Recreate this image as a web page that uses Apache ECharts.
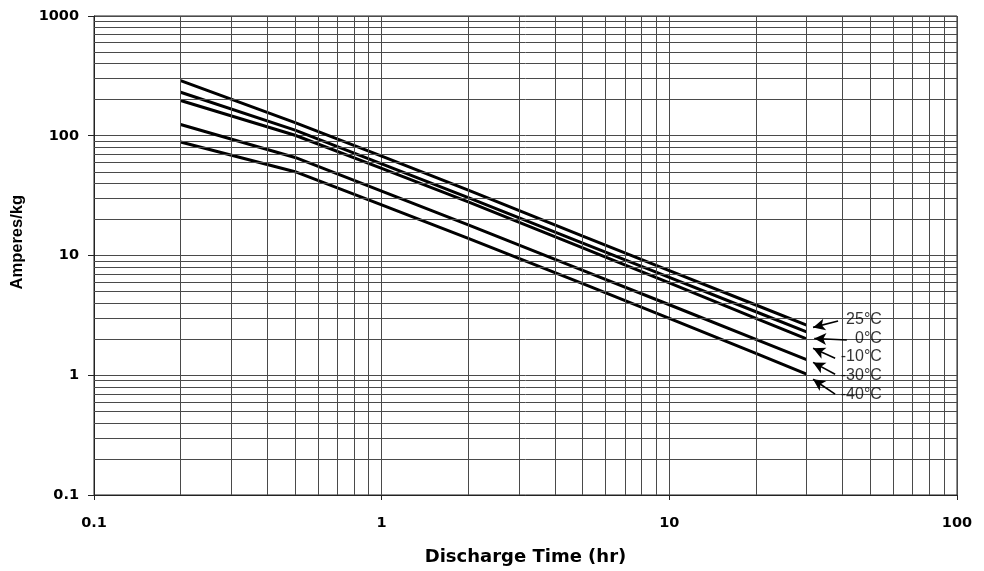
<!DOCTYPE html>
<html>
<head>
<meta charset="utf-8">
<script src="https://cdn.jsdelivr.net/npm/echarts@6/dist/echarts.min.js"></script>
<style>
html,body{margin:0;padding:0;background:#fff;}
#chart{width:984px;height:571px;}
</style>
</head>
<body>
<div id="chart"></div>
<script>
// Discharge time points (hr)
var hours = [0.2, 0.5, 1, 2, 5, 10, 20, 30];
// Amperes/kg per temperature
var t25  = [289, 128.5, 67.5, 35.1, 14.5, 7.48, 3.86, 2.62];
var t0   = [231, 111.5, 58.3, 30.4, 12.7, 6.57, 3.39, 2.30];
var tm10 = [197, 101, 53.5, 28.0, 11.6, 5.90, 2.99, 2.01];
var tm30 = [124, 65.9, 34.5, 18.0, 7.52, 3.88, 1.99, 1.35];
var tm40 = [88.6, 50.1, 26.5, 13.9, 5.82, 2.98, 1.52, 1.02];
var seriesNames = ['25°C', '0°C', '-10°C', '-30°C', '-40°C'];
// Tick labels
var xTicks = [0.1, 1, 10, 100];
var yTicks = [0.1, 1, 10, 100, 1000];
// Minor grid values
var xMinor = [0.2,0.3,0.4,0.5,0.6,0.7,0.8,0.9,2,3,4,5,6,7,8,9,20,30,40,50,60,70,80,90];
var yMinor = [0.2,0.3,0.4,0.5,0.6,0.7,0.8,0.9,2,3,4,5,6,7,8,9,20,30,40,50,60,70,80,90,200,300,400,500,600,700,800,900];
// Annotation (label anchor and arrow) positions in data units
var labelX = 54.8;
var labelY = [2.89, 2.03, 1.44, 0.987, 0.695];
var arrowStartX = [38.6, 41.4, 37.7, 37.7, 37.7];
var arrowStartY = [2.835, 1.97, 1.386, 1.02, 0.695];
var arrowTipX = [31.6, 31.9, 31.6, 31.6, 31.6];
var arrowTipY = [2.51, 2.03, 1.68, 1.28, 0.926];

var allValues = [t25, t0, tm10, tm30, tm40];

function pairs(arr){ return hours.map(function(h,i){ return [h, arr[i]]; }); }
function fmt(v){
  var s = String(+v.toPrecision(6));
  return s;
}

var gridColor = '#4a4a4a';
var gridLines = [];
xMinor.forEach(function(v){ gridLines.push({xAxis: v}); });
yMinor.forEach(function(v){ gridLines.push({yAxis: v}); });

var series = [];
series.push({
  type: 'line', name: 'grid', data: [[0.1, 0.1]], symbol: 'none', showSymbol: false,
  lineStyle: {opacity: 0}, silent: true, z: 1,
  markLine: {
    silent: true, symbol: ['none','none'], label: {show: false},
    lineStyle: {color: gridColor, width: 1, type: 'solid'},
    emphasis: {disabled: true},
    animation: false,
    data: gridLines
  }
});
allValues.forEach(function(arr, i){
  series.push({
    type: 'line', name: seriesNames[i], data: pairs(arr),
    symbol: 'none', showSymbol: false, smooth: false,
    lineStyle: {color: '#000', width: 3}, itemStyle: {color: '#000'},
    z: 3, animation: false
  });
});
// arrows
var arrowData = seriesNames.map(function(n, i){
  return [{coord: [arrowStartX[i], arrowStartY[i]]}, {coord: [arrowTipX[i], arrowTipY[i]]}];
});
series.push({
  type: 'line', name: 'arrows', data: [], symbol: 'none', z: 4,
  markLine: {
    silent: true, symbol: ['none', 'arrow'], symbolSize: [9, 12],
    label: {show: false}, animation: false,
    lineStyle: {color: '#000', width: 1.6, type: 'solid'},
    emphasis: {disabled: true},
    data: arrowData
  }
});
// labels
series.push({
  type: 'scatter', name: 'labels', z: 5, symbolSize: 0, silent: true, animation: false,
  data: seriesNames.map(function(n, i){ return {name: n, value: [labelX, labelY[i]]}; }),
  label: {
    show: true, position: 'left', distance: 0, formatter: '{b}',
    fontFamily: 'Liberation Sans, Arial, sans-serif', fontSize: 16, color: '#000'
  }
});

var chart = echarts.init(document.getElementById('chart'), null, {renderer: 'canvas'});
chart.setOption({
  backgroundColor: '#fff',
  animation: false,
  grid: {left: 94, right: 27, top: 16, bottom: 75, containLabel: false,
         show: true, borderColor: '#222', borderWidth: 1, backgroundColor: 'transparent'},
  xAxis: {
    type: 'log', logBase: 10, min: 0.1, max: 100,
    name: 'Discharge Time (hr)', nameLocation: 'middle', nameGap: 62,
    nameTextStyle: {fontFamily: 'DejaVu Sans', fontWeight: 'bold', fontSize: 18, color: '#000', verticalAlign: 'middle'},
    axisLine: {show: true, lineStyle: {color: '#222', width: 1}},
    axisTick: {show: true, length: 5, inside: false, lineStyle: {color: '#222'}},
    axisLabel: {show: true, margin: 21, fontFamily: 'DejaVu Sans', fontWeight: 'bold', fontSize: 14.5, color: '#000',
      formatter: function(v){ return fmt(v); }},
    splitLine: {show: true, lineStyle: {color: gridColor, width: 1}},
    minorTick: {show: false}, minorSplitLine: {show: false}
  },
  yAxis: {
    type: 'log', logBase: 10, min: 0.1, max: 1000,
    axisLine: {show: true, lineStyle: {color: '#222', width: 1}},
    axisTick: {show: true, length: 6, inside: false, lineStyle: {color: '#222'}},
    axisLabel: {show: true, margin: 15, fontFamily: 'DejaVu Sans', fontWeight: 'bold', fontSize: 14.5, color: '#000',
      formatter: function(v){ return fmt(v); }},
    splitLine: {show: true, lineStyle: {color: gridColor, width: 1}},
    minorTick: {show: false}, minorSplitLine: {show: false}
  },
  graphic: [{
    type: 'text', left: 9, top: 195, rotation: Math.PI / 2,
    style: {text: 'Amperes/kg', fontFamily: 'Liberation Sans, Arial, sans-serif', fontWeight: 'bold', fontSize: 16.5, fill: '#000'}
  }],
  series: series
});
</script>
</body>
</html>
- - -
§ **WORK TO COMPLETE**:
Repeat the lines exactly as they stand, from the opening line of the data through the line with "var arrowTipY = [2.51, 2.03, 1.68, 1.28, 0.926];". Pictures stay out of the copy.

§ **ANSWER TO THE PROBLEM**:
Recreate this image as a web page that uses Apache ECharts.
<!DOCTYPE html>
<html>
<head>
<meta charset="utf-8">
<script src="https://cdn.jsdelivr.net/npm/echarts@6/dist/echarts.min.js"></script>
<style>
html,body{margin:0;padding:0;background:#fff;}
#chart{width:984px;height:571px;}
</style>
</head>
<body>
<div id="chart"></div>
<script>
// Discharge time points (hr)
var hours = [0.2, 0.5, 1, 2, 5, 10, 20, 30];
// Amperes/kg per temperature
var t25  = [289, 128.5, 67.5, 35.1, 14.5, 7.48, 3.86, 2.62];
var t0   = [231, 111.5, 58.3, 30.4, 12.7, 6.57, 3.39, 2.30];
var tm10 = [197, 101, 53.5, 28.0, 11.6, 5.90, 2.99, 2.01];
var tm30 = [124, 65.9, 34.5, 18.0, 7.52, 3.88, 1.99, 1.35];
var tm40 = [88.6, 50.1, 26.5, 13.9, 5.82, 2.98, 1.52, 1.02];
var seriesNames = ['25°C', '0°C', '-10°C', '-30°C', '-40°C'];
// Tick labels
var xTicks = [0.1, 1, 10, 100];
var yTicks = [0.1, 1, 10, 100, 1000];
// Minor grid values
var xMinor = [0.2,0.3,0.4,0.5,0.6,0.7,0.8,0.9,2,3,4,5,6,7,8,9,20,30,40,50,60,70,80,90];
var yMinor = [0.2,0.3,0.4,0.5,0.6,0.7,0.8,0.9,2,3,4,5,6,7,8,9,20,30,40,50,60,70,80,90,200,300,400,500,600,700,800,900];
// Annotation (label anchor and arrow) positions in data units
var labelX = 54.8;
var labelY = [2.89, 2.03, 1.44, 0.987, 0.695];
var arrowStartX = [38.6, 41.4, 37.7, 37.7, 37.7];
var arrowStartY = [2.835, 1.97, 1.386, 1.02, 0.695];
var arrowTipX = [31.6, 31.9, 31.6, 31.6, 31.6];
var arrowTipY = [2.51, 2.03, 1.68, 1.28, 0.926];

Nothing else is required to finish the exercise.